Oásis verde no Vidigal
Hoje, a enorme área de 8,5 mil metros quadrados deu lugar a um oásis verde, com jardins, horta, escadas de pneu e bancos de pet, o Sitiê. O nome é uma fusão de “sítio”, modo como os moradores chamavam o lugar no passado, com o pássaro rubro-negro visitante frequente do local, o tiê-sangue.
O espaço ganhou um upgrade no último fim de semana, com uma improvável conexão Vidigal-Harvard-asfalto do Rio. Pedro Henrique de Cristo, 30 anos, é um paraibano formado em Políticas Públicas na prestigiosa Universidade Harvard, nos EUA, e mora há um ano do Vidigal, por opção.
Fundador da entidade Cidade Unida – que recebeu prêmio do ONU-Habitat por programas de políticas públicas em favelas do Rio –, ele idealizou o projeto para tornar o Sitiê um parque ecológico e de educação, com arquitetura de alto nível, voltada para o aprendizado e sustentabilidade. Convocou amigos arquitetos de Harvard e viraram três noites na elaboração dos projetos em computador.
Mutirão reúne moradores do morro, escoteiros e visitantes do 'asfalto'
“Aqui será tudo ‘estado-da-arte’, do bom e do melhor. Aos poucos, conseguimos parceiros. Devemos ter doação de todo o material para a obra”, diz Pedro, que estima o custo total em cerca de R$ 200 mil, nada tão vultoso. Ele, porém, não quer participação da administração pública. “Basta que não nos atrapalhem”, afirmou.

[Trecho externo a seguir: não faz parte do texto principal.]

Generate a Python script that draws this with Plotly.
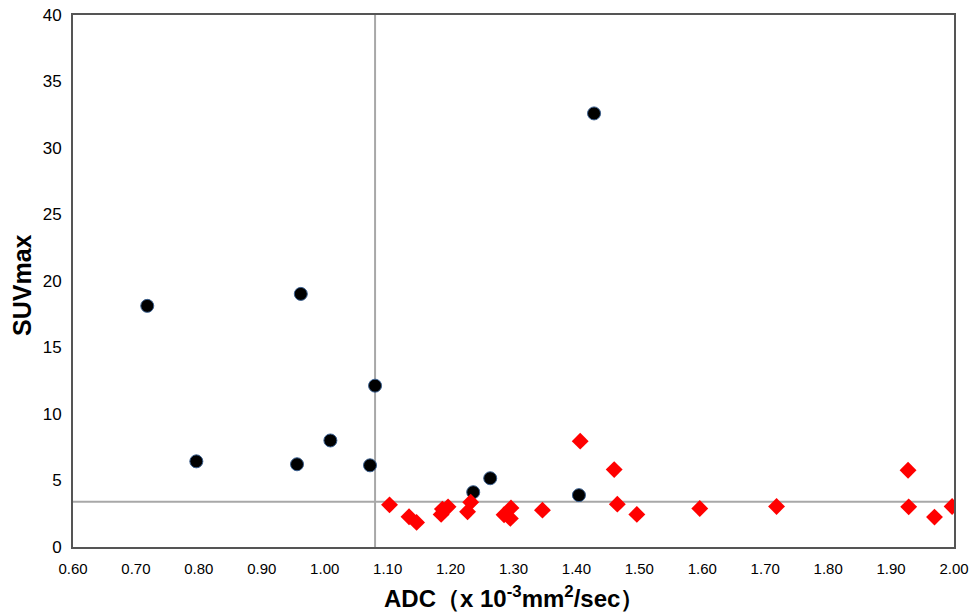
import plotly.graph_objects as go

# Black circles (group 1)
black_adc = [0.718, 0.796, 0.956, 0.962, 1.009, 1.072, 1.080, 1.236, 1.263, 1.404, 1.428]
black_suv = [18.13, 6.44, 6.22, 19.03, 8.01, 6.14, 12.13, 4.12, 5.17, 3.90, 32.6]

# Red diamonds (group 2)
red_adc = [1.103, 1.134, 1.146, 1.185, 1.187, 1.196, 1.227, 1.232, 1.285, 1.295, 1.296,
           1.346, 1.406, 1.460, 1.465, 1.496, 1.596, 1.718, 1.927, 1.928, 1.969, 1.997]
red_suv = [3.17, 2.27, 1.85, 2.45, 2.85, 3.02, 2.65, 3.37, 2.42, 2.15, 2.94,
           2.77, 7.96, 5.82, 3.22, 2.45, 2.90, 3.05, 5.77, 3.02, 2.25, 3.05]

# Cut-off lines
adc_cutoff = 1.08
suv_cutoff = 3.4

x_ticks = [0.6 + 0.1 * i for i in range(15)]
x_ticklabels = ["%.2f" % v for v in x_ticks]
y_ticks = [0, 5, 10, 15, 20, 25, 30, 35, 40]

x_title = "<b>ADC（x 10<sup>-3</sup>mm<sup>2</sup>/sec）</b>"
y_title = "<b>SUVmax</b>"

fig = go.Figure()

fig.add_shape(type="line", x0=adc_cutoff, x1=adc_cutoff, y0=0, y1=40,
              line=dict(color="#a8a8a8", width=2), layer="below")
fig.add_shape(type="line", x0=0.6, x1=2.0, y0=suv_cutoff, y1=suv_cutoff,
              line=dict(color="#a8a8a8", width=2), layer="below")

fig.add_trace(go.Scatter(x=black_adc, y=black_suv, mode="markers",
                         marker=dict(symbol="circle", size=13, color="black",
                                     line=dict(color="#3a5f8f", width=1)),
                         showlegend=False))
fig.add_trace(go.Scatter(x=red_adc, y=red_suv, mode="markers",
                         marker=dict(symbol="diamond", size=13, color="#ff0000",
                                     line=dict(width=0)),
                         showlegend=False))

fig.add_annotation(text=x_title, xref="paper", yref="paper", x=0.5, y=0,
                   xanchor="center", yanchor="middle", yshift=-50, showarrow=False,
                   font=dict(size=24, family="Liberation Sans, Arial, sans-serif"))
fig.add_annotation(text=y_title, xref="paper", yref="paper", x=0, y=0.5,
                   xanchor="center", yanchor="middle", xshift=-51, yshift=-4,
                   textangle=-90, showarrow=False,
                   font=dict(size=25, family="Liberation Sans, Arial, sans-serif"))

fig.update_layout(
    width=969, height=614,
    margin=dict(l=73, r=15, t=15, b=67),
    plot_bgcolor="white", paper_bgcolor="white",
    font=dict(family="Liberation Sans, Arial, sans-serif", color="black"),
)
fig.update_xaxes(
    range=[0.6, 2.0], tickvals=x_ticks, ticktext=x_ticklabels,
    showgrid=False, zeroline=False, automargin=False,
    showline=True, linecolor="#555555", linewidth=2, mirror=True,
    ticks="", tickfont=dict(size=15), ticklabelstandoff=7,
    ticklabeloverflow="allow",
)
fig.update_yaxes(
    range=[0, 40], tickvals=y_ticks,
    showgrid=False, zeroline=False, automargin=False,
    showline=True, linecolor="#555555", linewidth=2, mirror=True,
    ticks="", tickfont=dict(size=17), ticklabelstandoff=6,
    ticklabeloverflow="allow",
)

fig.write_html("out.html",
               config={"displayModeBar": False},
               post_script="document.body.style.margin='0';document.body.style.overflow='hidden';")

No fim de semana passado, a primeira parte foi posta em prática: 120 voluntários do morro e do asfalto – entre os quais ativistas do “Imagina na Copa” e escoteiros – fizeram uma intervenção e completaram dezenas de metros da escadaria de pneus, com “tecnologia do Vidigal”. “Conectamos o morro e o asfalto. Trabalhamos de 7h até meia-noite, na chuva. Tem de misturar a galera com a comunidade, as capacidades complementares”, vibra Pedro, que considera só ter “terminado o mestrado” após morar no morro.
Ex-alunos de Harvard desenharam projeto do futuro Sitiê
O Sitiê já faz parte de roteiros turísticos, principalmente de estrangeiros como a iraniana que esteve lá semana passada. Mas muitos acabavam não conhecendo o espaço pela dificuldade de descer as encostas, sem uma escada.
“Outro dia caiu uma grávida descendo aqui e uma menina torceu o pé”, disse o rapaz.
Caroline Shannon, arquiteta de 26 anos de um estúdio em Boston, recebeu de Pedro uma ligação na quinta-feira para estar três dias depois no Rio, desenhar o esboço e integrar o mutirão. Uma semana depois, avisou no trabalho que ficaria no Rio, por ora.
Ela foi uma das que desenharam, junto com um colega japonês e uma brasileira, o projeto para o futuro Sitiê, que esperam implementar de fato até o fim do ano. Prevê decks de madeira, salas interativas com computadores, lugares de aprendizados para crianças, obras de arte, oficina de “cozinha viva” da chef Graça dos Prazeres, além dos jardins e mirante já existentes.
O quadro-negro
E, principalmente, quadros-negros, que consideram o centro do aprendizado e da criatividade, um grande salto tecnológico do homem, surgido na idade das cavernas. “O quadro-negro é o lugar onde qualquer um pode pintar, escrever o que quiser. Acredito que deva existir um quadro negro em todas as casas do Brasil e do mundo”, afirmou Pedro.
“Esperamos que se torne um estímulo para as crianças, com novas oportunidades tecnológicas e um lugar para dividir o aprendizado. Imagine o que é possível! O que significa o futuro sustentável no urbanismo? Quando se fala isso na faculdade e na teoria, ninguém imagina que um lugar como este exista. E como as pessoas transformaram este espaço, e a comunidade se apropriou dele”, disse a arquiteta americana Caroline Shannon.
É preciso pôr a mão na massa. Paulo Almeida desobstruía na terça-feira com o colega pioneiro do Sitiê Manoel, uma fonte natural de mina de uma pedra perto do Sitiê, hoje sem água – o que desativou a horta. Retiraram até o esqueleto de um gato, o que, junto com outros detritos, contaminava a água pura.
Vestindo camisa de gari comunitário e calças jeans com “Vidigal” escrito a caneta em uma das pernas, Paulo ensina: “Não funciona se não cair de corpo e alma”, disse, enquanto Manoel punha as palavras em prática, dentro de um buraco.